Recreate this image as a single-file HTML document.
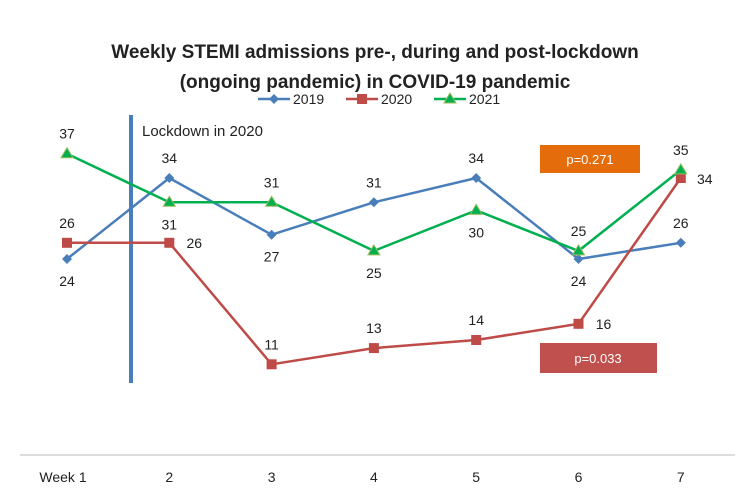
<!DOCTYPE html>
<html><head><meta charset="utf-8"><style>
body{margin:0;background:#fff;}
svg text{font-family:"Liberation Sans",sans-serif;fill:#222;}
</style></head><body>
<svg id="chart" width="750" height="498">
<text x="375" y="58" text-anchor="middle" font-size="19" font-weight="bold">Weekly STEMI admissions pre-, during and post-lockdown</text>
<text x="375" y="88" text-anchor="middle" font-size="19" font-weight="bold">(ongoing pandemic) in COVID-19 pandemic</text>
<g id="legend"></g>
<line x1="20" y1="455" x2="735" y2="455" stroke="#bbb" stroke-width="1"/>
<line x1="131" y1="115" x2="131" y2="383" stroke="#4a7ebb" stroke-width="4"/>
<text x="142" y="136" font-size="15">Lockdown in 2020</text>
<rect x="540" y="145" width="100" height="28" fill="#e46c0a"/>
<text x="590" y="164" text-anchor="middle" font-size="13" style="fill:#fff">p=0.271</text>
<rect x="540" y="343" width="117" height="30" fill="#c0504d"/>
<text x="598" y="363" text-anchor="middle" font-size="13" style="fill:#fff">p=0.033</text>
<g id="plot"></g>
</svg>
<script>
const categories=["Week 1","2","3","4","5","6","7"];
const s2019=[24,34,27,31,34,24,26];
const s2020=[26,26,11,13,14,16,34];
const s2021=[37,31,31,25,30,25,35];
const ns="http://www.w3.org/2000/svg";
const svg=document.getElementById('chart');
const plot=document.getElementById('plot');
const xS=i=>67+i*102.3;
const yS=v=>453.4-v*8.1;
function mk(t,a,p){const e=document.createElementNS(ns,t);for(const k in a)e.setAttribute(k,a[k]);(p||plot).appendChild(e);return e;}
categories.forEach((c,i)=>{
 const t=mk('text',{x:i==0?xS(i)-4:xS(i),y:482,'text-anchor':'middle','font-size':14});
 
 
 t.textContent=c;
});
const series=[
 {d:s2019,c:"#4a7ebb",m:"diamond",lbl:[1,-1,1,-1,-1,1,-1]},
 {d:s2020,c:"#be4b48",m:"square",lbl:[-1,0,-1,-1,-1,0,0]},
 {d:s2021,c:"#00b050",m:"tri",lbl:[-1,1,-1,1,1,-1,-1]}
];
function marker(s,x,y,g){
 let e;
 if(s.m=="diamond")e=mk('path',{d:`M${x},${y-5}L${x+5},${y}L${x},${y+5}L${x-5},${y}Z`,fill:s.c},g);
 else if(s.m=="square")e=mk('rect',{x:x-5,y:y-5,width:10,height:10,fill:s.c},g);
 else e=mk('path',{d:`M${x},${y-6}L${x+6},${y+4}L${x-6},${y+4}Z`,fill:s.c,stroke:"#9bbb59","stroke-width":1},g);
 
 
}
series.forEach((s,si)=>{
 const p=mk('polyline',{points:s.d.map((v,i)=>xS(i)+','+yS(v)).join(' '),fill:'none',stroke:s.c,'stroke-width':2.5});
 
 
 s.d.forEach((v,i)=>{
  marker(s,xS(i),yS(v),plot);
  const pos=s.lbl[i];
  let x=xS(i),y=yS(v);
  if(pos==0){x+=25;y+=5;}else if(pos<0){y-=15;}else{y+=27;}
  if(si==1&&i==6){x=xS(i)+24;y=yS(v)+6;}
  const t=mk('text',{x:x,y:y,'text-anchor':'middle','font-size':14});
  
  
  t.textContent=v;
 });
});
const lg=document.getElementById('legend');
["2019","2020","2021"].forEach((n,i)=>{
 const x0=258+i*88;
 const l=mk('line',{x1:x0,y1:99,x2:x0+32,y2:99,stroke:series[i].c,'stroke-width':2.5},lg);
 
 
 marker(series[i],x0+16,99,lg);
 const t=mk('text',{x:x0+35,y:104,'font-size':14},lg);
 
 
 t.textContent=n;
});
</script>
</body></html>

Instructions for the task:
Using the listing above, state the number of lines that hold "document", with no other text.

Response to the task:
5